Raytheon hires Bush administration arms official

WASHINGTON (Reuters) - John Rood, a top State Department arms-control official under former President George W. Bush, has joined Raytheon Co RTN.N, the world's biggest missile maker, as a vice president for business development.

John Rood gestures during a news conference after talks between U.S. and Russian diplomats in Budapest February 21,2008. REUTERS/Laszlo Balogh

Rood was acting undersecretary of state for arms control and international security from September 2007 until Bush left office in January. He started work at Raytheon this week, said Anne Marie Squeo, a spokeswoman for the Pentagon’s sixth-biggest supplier.

On the other end of what critics call a revolving door between government and big business, Raytheon employed until last month William Lynn, who became President Barack Obama’s deputy secretary of defense after serving as the company’s top lobbyist to the Pentagon.

Rood, in his last government job, was the State Department’s point man for curbing the spread of the deadliest weapons as well as for arms control, U.S. weapons transfers, regional security and security assistance.

“This is yet another unfortunate, but not surprising, example of the revolving door syndrome,” said Daryl Kimball, executive director of the Arms Control Association, a nonpartisan, independent research and policy group in Washington.

In response, Squeo said the company’s responsibility to its customers, shareholders and other stake-holders was to retain and attract the best talent.

“There are strict post-government employment rules the company adheres to,” she said in an email. “We value Mr. Rood’s extensive experience and welcome him to the Raytheon team.”

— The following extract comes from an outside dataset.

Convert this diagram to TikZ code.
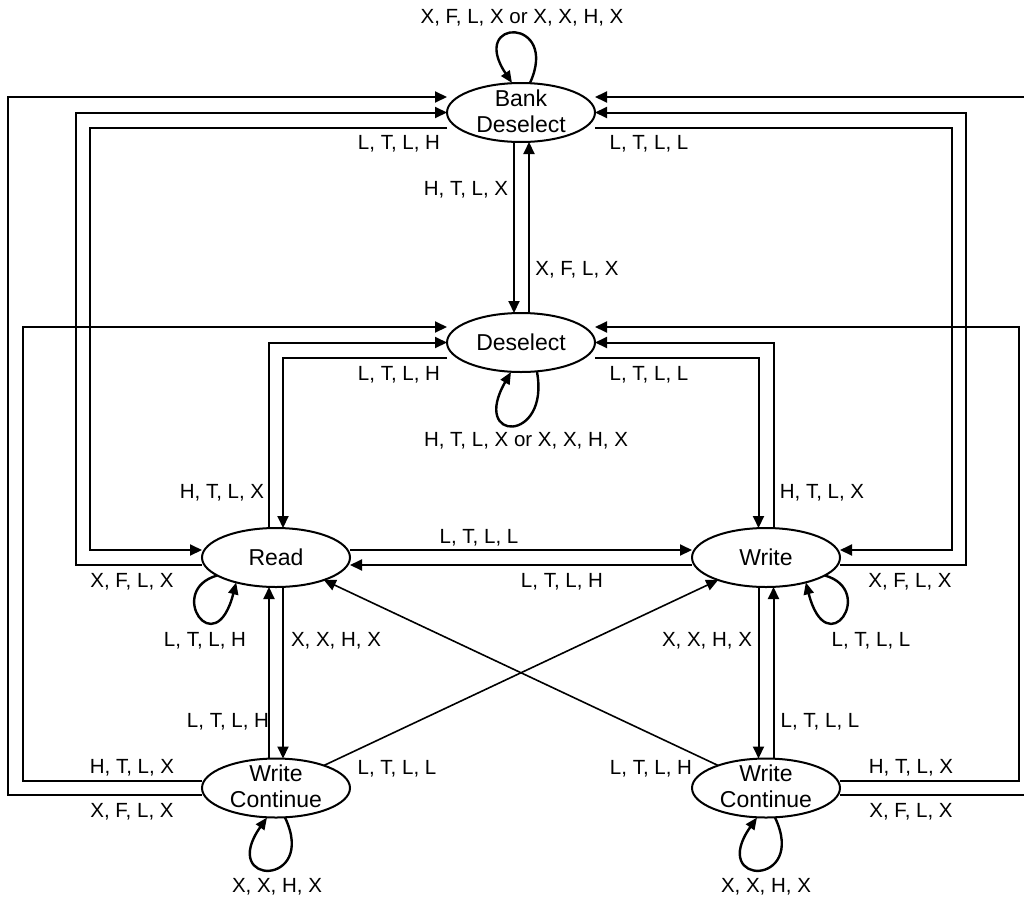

Rood played a leading role in Bush administration efforts to put 10 two-stage interceptors in Poland and a related radar system in the Czech Republic as part of an expanded antiballistic missile shield. Washington said the shield was designed primarily to protect against missiles that could be fired by North Korea and Iran.

Raytheon, based in Waltham, Massachusetts, provides the missiles’ intercept component, or exoatmospheric kill vehicle, and many of the sensors that feed into the layered shield, including X-Band radar and early warning radars.

It also manufactures the Standard Missile-3 used in sea-based missile defense. Raytheon received $12.1 billion in prime Pentagon contracts in fiscal 2008.